SUB-CONVENTIONAL CONFLICT AND DETERRENCE STABILITY IN SOUTHERN ASIA: BETWEEN THE BOMB AND THE BRINK
DOI:
https://doi.org/10.29121/shodhkosh.v5.i1.2024.4928Keywords:
Nuclear Deterrence, Strategic Stability, Southern Asia, Arms Race, Sub-Conventional ConflictAbstract [English]
Focusing on India-Pakistan’s conflict relations, this paper explores the intricate interaction of sub-conventional conflict, nuclear deterrence, and strategic stability in Southern Asia. Nuclearisation of Southern Asia has created a stability-instability paradox in which reciprocal nuclear deterrence lowers the likelihood of all-out conventional conflict even as low-intensity conflicts and crises continue to exist. In this paper, examine the development of Indo-Pakistani conflicts—from full-scale battles in the pre-nuclear era to proxy conflicts and terrorist incursions under the nuclear shadow and evaluate how nuclear capabilities have changed strategic behaviour. The paper creates a theoretical framework to examine how nuclear deterrence at the strategic level coexists with continuous sub-conventional conflicts by drawing on academic literature and current occurrences.
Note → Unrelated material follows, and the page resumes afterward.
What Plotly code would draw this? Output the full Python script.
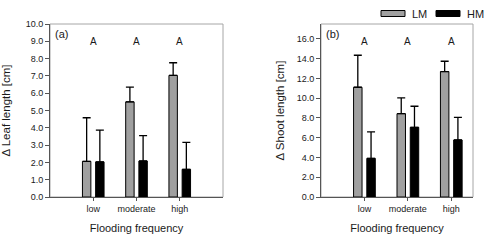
import plotly.graph_objects as go

categories = ["low", "moderate", "high"]
cat_pos = [0, 1, 2]

leaf_lm = [2.06, 5.50, 7.03]
leaf_lm_err = [2.52, 0.85, 0.73]
leaf_hm = [2.03, 2.08, 1.60]
leaf_hm_err = [1.83, 1.47, 1.56]

shoot_lm = [11.10, 8.43, 12.69]
shoot_lm_err = [3.24, 1.60, 1.04]
shoot_hm = [3.91, 7.05, 5.77]
shoot_hm_err = [2.67, 2.13, 2.29]

letters_a = ["A", "A", "A"]
letters_b = ["A", "A", "A"]
series_names = ["LM", "HM"]

LM_COLOR = "#a0a0a0"
HM_COLOR = "#000000"
FONT = "Liberation Sans, Arial, sans-serif"
TXT = "#1a1a1a"

W, H = 500, 243
ML, MR, MT, MB = 50, 27, 24, 46
PW = W - ML - MR

fig = go.Figure()

def add_bars(x_ref, y_ref, lm, lm_err, hm, hm_err):
    fig.add_trace(go.Bar(
        x=cat_pos, y=lm, name=series_names[0], xaxis=x_ref, yaxis=y_ref,
        offset=-0.25, width=0.195,
        marker=dict(color=LM_COLOR, line=dict(color="#000000", width=1)),
        error_y=dict(type="data", symmetric=False, array=lm_err,
                     arrayminus=[0] * len(lm), color="#000000",
                     thickness=1.3, width=4),
        showlegend=False))
    fig.add_trace(go.Bar(
        x=cat_pos, y=hm, name=series_names[1], xaxis=x_ref, yaxis=y_ref,
        offset=0.055, width=0.195,
        marker=dict(color=HM_COLOR, line=dict(color="#000000", width=1)),
        error_y=dict(type="data", symmetric=False, array=hm_err,
                     arrayminus=[0] * len(hm), color="#000000",
                     thickness=1.3, width=4),
        showlegend=False))

add_bars("x", "y", leaf_lm, leaf_lm_err, leaf_hm, leaf_hm_err)
add_bars("x2", "y2", shoot_lm, shoot_lm_err, shoot_hm, shoot_hm_err)

xcommon = dict(
    tickmode="array", tickvals=cat_pos, ticktext=categories,
    ticks="outside", ticklen=3, tickcolor="#555555", tickwidth=1,
    showline=True, linecolor="#555555", linewidth=1, mirror=False,
    showgrid=False, zeroline=False, automargin=False,
    tickfont=dict(family=FONT, size=9, color=TXT),
    title=dict(text="Flooding frequency", font=dict(family=FONT, size=11, color=TXT),
               standoff=11),
)
ycommon = dict(
    ticks="outside", ticklen=4, tickcolor="#555555", tickwidth=1,
    showline=True, linecolor="#555555", linewidth=1, mirror=False,
    showgrid=False, zeroline=False, tickformat=".1f", automargin=False,
    tickfont=dict(family=FONT, size=9, color=TXT),
)

fig.update_layout(
    width=W, height=H,
    margin=dict(l=ML, r=MR, t=MT, b=MB, autoexpand=False),
    paper_bgcolor="white", plot_bgcolor="white",
    barmode="group", showlegend=False,
    font=dict(family=FONT, color=TXT),
    xaxis=dict(domain=[0, 173 / PW], range=[-1, 3], anchor="y", **xcommon),
    xaxis2=dict(domain=[(321 - ML) / PW, 1], range=[-1, 2.5], anchor="y2", **xcommon),
    yaxis=dict(domain=[0, 1], range=[0, 10.0], dtick=1, anchor="x",
               title=dict(text="Δ Leaf length [cm]", font=dict(family=FONT, size=11.5, color=TXT),
                          standoff=12),
               **ycommon),
    yaxis2=dict(domain=[0, 1], range=[0, 17.5], dtick=2, anchor="x2",
                title=dict(text="Δ Shoot length [cm]", font=dict(family=FONT, size=11.5, color=TXT),
                           standoff=9),
                **ycommon),
)

# light frame (top/right) around both panels
for xr, yr in (("x domain", "y domain"), ("x2 domain", "y2 domain")):
    fig.add_shape(type="rect", xref=xr, yref=yr, x0=0, x1=1, y0=0, y1=1,
                  line=dict(color="#a6a6a6", width=1), layer="below")

# custom legend (wide flat swatches) above the right panel
PH = H - MT - MB
def px_x(px):
    return (px - ML) / PW
def px_y(py):
    return (H - MB - py) / PH

legend_items = [(series_names[0], LM_COLOR, 381), (series_names[1], HM_COLOR, 436)]
for name, col, x0 in legend_items:
    fig.add_shape(type="rect", xref="paper", yref="paper",
                  x0=px_x(x0), x1=px_x(x0 + 24), y0=px_y(16.5), y1=px_y(10.5),
                  fillcolor=col, line=dict(color="#000000", width=1))
    fig.add_annotation(text=name, xref="paper", yref="paper",
                       x=px_x(x0 + 29), y=px_y(13.5), xanchor="left", yanchor="middle",
                       showarrow=False, font=dict(family=FONT, size=11, color=TXT))

# panel labels and significance letters
fig.add_annotation(text="(a)", xref="x domain", yref="y domain", x=0.02, y=0.945,
                   xanchor="left", yanchor="middle", showarrow=False,
                   font=dict(family=FONT, size=11, color=TXT))
fig.add_annotation(text="(b)", xref="x2 domain", yref="y2 domain", x=0.02, y=0.945,
                   xanchor="left", yanchor="middle", showarrow=False,
                   font=dict(family=FONT, size=11, color=TXT))
for xp, t in zip(cat_pos, letters_a):
    fig.add_annotation(text=t, x=xp, xref="x", yref="y domain", y=0.944,
                       showarrow=False, font=dict(family=FONT, size=10, color=TXT))
for xp, t in zip(cat_pos, letters_b):
    fig.add_annotation(text=t, x=xp, xref="x2", yref="y2 domain", y=0.944,
                       showarrow=False, font=dict(family=FONT, size=10, color=TXT))

fig.write_html("out.html", config={"displayModeBar": False},
               post_script="document.body.style.margin='0';")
The results show that whereas nuclear weapons have created a kind of strategic stability by preventing large-scale conflict, they have also promoted proxy conflicts and constrained military operations, endangering regional peace. We contend that whether crises escalate or stay contained is shaped by credible deterrence, doctrinal postures, and confidence-building initiatives acting together. Enduring security in Southern Asia, the paper argues, will rely on managing sub-conventional threats, establishing nuclear red lines, and implementing bilateral risk-reduction initiatives to avoid miscalculations in this unstable nuclear context.